Self-established rapid magnesiation/de-magnesiation pathways in binary selenium–copper mixtures with significantly enhanced mg-ion storage reversibility

Rechargeable magnesium/sulfur (Mg/S) and magnesium/selenium (Mg/Se) batteries are characterized by high energy density, inherent safety, and economical effectiveness, and therefore, are of great scientific and technological interest. However, elusive challenges, including the limited charge storage capacity, low Coulombic efficiency, and short cycle life, have been encountered due to the sluggish electrochemical kinetics and severe shuttles of ploysulfides (polyselenide). Taking selenium as model paradigm, a new and reliable Mg-Se chemistry is proposed through designing binary selenium-copper (Se-Cu) cathodes. An intriguing effect of Cu powders on the electrochemical reaction pathways of the active Se microparticles is revealed in a way of forming Cu₃Se₂ intermediates, which induces an unconventional yet reversible two-stage magnesiation mechanism: Mg-ions first insert into Cu₃Se₂ phases; in a second step Cu-ions in the Mg_2xCu₃Se₂ lattice exchange with Mg-ions.

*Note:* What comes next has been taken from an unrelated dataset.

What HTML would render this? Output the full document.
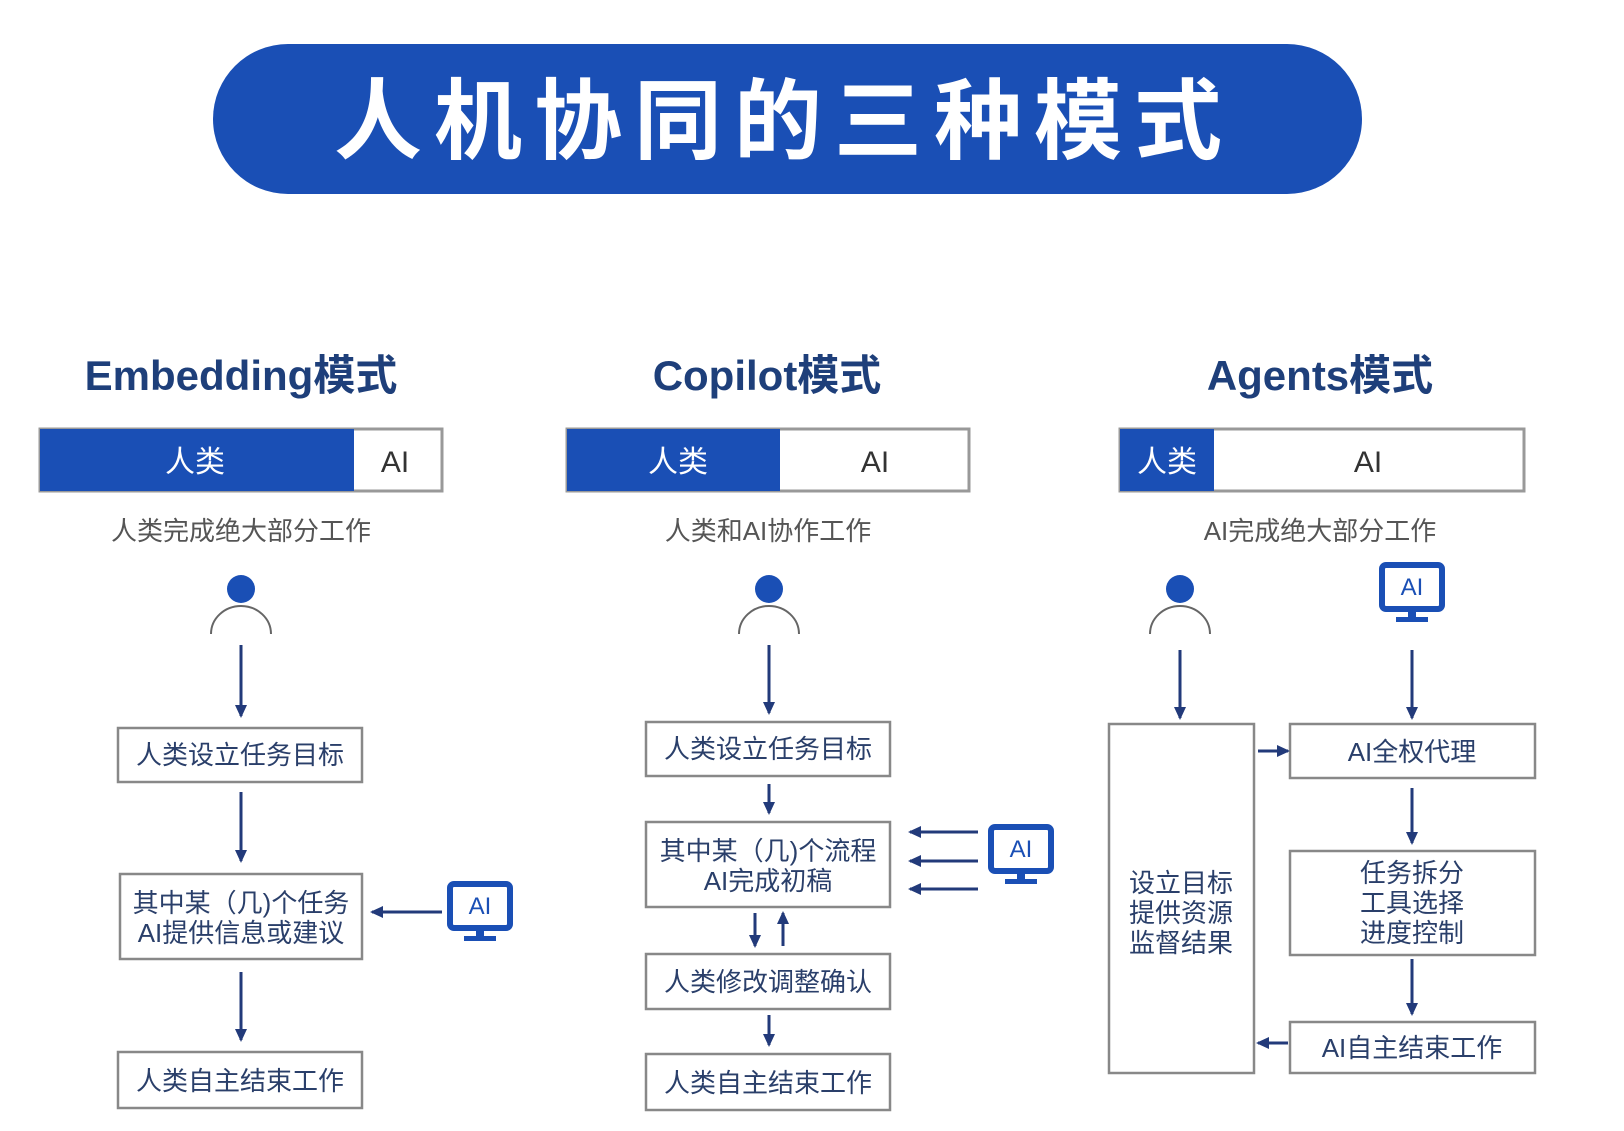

As expected, binary Se-Cu electrodes show significantly improved reversibility and elongated cycle life. More bracingly, Se/C nano-structures fabricated by facile blade coating Se nanorodes onto copper foils exhibit high output power and capacity (696.0 mAh g⁻¹ at 67.9 mA g⁻¹), which outperforms all previously reported Mg/Se batteries. This work envisions a facile and reliable strategy to achieve better reversibility and long-term durability of selenium (sulfur) electrodes.